_Aim:_
Every line of the records below should be restated exactly.

_Information shown:_
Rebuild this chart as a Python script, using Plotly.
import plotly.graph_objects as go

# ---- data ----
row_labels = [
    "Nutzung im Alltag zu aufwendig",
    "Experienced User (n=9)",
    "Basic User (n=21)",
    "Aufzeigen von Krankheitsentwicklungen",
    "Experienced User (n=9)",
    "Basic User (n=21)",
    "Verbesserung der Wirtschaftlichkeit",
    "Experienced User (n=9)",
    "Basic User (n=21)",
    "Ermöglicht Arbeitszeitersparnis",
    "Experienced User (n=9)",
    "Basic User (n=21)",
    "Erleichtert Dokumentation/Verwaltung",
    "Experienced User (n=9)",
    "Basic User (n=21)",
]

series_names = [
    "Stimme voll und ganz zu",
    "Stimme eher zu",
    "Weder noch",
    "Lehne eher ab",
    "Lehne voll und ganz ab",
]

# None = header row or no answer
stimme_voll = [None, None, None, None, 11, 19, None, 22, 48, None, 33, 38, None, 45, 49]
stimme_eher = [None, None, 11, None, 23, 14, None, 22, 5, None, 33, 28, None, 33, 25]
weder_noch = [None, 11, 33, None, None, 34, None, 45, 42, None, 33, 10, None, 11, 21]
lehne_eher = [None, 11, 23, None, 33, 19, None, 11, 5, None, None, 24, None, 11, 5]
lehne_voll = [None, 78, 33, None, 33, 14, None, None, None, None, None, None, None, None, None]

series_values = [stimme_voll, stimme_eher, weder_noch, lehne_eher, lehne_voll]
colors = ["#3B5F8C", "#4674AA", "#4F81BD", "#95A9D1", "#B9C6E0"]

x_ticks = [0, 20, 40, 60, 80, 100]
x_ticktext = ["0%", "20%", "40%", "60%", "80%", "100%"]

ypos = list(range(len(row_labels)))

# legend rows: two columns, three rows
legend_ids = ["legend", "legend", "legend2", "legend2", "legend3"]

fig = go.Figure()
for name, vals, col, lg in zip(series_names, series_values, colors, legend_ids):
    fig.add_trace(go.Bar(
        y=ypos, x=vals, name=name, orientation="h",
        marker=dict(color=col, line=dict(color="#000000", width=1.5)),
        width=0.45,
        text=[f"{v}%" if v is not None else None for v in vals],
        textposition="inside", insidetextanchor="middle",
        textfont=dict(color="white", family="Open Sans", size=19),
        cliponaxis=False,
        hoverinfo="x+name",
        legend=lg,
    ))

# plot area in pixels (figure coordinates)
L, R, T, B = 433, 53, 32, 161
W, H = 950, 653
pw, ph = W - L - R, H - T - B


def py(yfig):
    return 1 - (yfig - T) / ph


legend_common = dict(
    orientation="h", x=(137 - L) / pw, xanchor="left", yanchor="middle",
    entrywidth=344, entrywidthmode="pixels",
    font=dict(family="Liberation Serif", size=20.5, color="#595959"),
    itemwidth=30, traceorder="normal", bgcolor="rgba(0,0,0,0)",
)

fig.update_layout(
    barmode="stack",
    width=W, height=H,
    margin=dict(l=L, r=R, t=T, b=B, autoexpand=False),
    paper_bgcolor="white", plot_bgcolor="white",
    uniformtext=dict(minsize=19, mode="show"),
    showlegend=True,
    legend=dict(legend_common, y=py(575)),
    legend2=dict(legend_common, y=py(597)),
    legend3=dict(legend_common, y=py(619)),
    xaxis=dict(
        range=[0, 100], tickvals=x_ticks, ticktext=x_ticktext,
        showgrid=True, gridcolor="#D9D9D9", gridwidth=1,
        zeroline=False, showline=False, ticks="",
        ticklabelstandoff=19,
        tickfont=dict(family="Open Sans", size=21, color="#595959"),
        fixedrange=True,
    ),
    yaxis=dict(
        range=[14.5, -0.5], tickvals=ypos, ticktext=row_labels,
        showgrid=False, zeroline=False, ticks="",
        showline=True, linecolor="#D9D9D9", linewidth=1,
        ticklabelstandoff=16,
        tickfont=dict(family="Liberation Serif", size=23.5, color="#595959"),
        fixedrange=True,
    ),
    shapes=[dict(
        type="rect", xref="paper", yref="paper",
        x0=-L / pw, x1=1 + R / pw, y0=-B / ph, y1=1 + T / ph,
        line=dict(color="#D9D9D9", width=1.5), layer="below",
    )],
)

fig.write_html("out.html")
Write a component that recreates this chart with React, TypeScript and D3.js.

_Exercise result:_
Rebuild this chart as a Python script, using Plotly.
import plotly.graph_objects as go

# ---- data ----
row_labels = [
    "Nutzung im Alltag zu aufwendig",
    "Experienced User (n=9)",
    "Basic User (n=21)",
    "Aufzeigen von Krankheitsentwicklungen",
    "Experienced User (n=9)",
    "Basic User (n=21)",
    "Verbesserung der Wirtschaftlichkeit",
    "Experienced User (n=9)",
    "Basic User (n=21)",
    "Ermöglicht Arbeitszeitersparnis",
    "Experienced User (n=9)",
    "Basic User (n=21)",
    "Erleichtert Dokumentation/Verwaltung",
    "Experienced User (n=9)",
    "Basic User (n=21)",
]

series_names = [
    "Stimme voll und ganz zu",
    "Stimme eher zu",
    "Weder noch",
    "Lehne eher ab",
    "Lehne voll und ganz ab",
]

# None = header row or no answer
stimme_voll = [None, None, None, None, 11, 19, None, 22, 48, None, 33, 38, None, 45, 49]
stimme_eher = [None, None, 11, None, 23, 14, None, 22, 5, None, 33, 28, None, 33, 25]
weder_noch = [None, 11, 33, None, None, 34, None, 45, 42, None, 33, 10, None, 11, 21]
lehne_eher = [None, 11, 23, None, 33, 19, None, 11, 5, None, None, 24, None, 11, 5]
lehne_voll = [None, 78, 33, None, 33, 14, None, None, None, None, None, None, None, None, None]

series_values = [stimme_voll, stimme_eher, weder_noch, lehne_eher, lehne_voll]
colors = ["#3B5F8C", "#4674AA", "#4F81BD", "#95A9D1", "#B9C6E0"]

x_ticks = [0, 20, 40, 60, 80, 100]
x_ticktext = ["0%", "20%", "40%", "60%", "80%", "100%"]

ypos = list(range(len(row_labels)))

# legend rows: two columns, three rows
legend_ids = ["legend", "legend", "legend2", "legend2", "legend3"]

fig = go.Figure()
for name, vals, col, lg in zip(series_names, series_values, colors, legend_ids):
    fig.add_trace(go.Bar(
        y=ypos, x=vals, name=name, orientation="h",
        marker=dict(color=col, line=dict(color="#000000", width=1.5)),
        width=0.45,
        text=[f"{v}%" if v is not None else None for v in vals],
        textposition="inside", insidetextanchor="middle",
        textfont=dict(color="white", family="Open Sans", size=19),
        cliponaxis=False,
        hoverinfo="x+name",
        legend=lg,
    ))

# plot area in pixels (figure coordinates)
L, R, T, B = 433, 53, 32, 161
W, H = 950, 653
pw, ph = W - L - R, H - T - B


def py(yfig):
    return 1 - (yfig - T) / ph


legend_common = dict(
    orientation="h", x=(137 - L) / pw, xanchor="left", yanchor="middle",
    entrywidth=344, entrywidthmode="pixels",
    font=dict(family="Liberation Serif", size=20.5, color="#595959"),
    itemwidth=30, traceorder="normal", bgcolor="rgba(0,0,0,0)",
)

fig.update_layout(
    barmode="stack",
    width=W, height=H,
    margin=dict(l=L, r=R, t=T, b=B, autoexpand=False),
    paper_bgcolor="white", plot_bgcolor="white",
    uniformtext=dict(minsize=19, mode="show"),
    showlegend=True,
    legend=dict(legend_common, y=py(575)),
    legend2=dict(legend_common, y=py(597)),
    legend3=dict(legend_common, y=py(619)),
    xaxis=dict(
        range=[0, 100], tickvals=x_ticks, ticktext=x_ticktext,
        showgrid=True, gridcolor="#D9D9D9", gridwidth=1,
        zeroline=False, showline=False, ticks="",
        ticklabelstandoff=19,
        tickfont=dict(family="Open Sans", size=21, color="#595959"),
        fixedrange=True,
    ),
    yaxis=dict(
        range=[14.5, -0.5], tickvals=ypos, ticktext=row_labels,
        showgrid=False, zeroline=False, ticks="",
        showline=True, linecolor="#D9D9D9", linewidth=1,
        ticklabelstandoff=16,
        tickfont=dict(family="Liberation Serif", size=23.5, color="#595959"),
        fixedrange=True,
    ),
    shapes=[dict(
        type="rect", xref="paper", yref="paper",
        x0=-L / pw, x1=1 + R / pw, y0=-B / ph, y1=1 + T / ph,
        line=dict(color="#D9D9D9", width=1.5), layer="below",
    )],
)

fig.write_html("out.html")
Write a component that recreates this chart with React, TypeScript and D3.js.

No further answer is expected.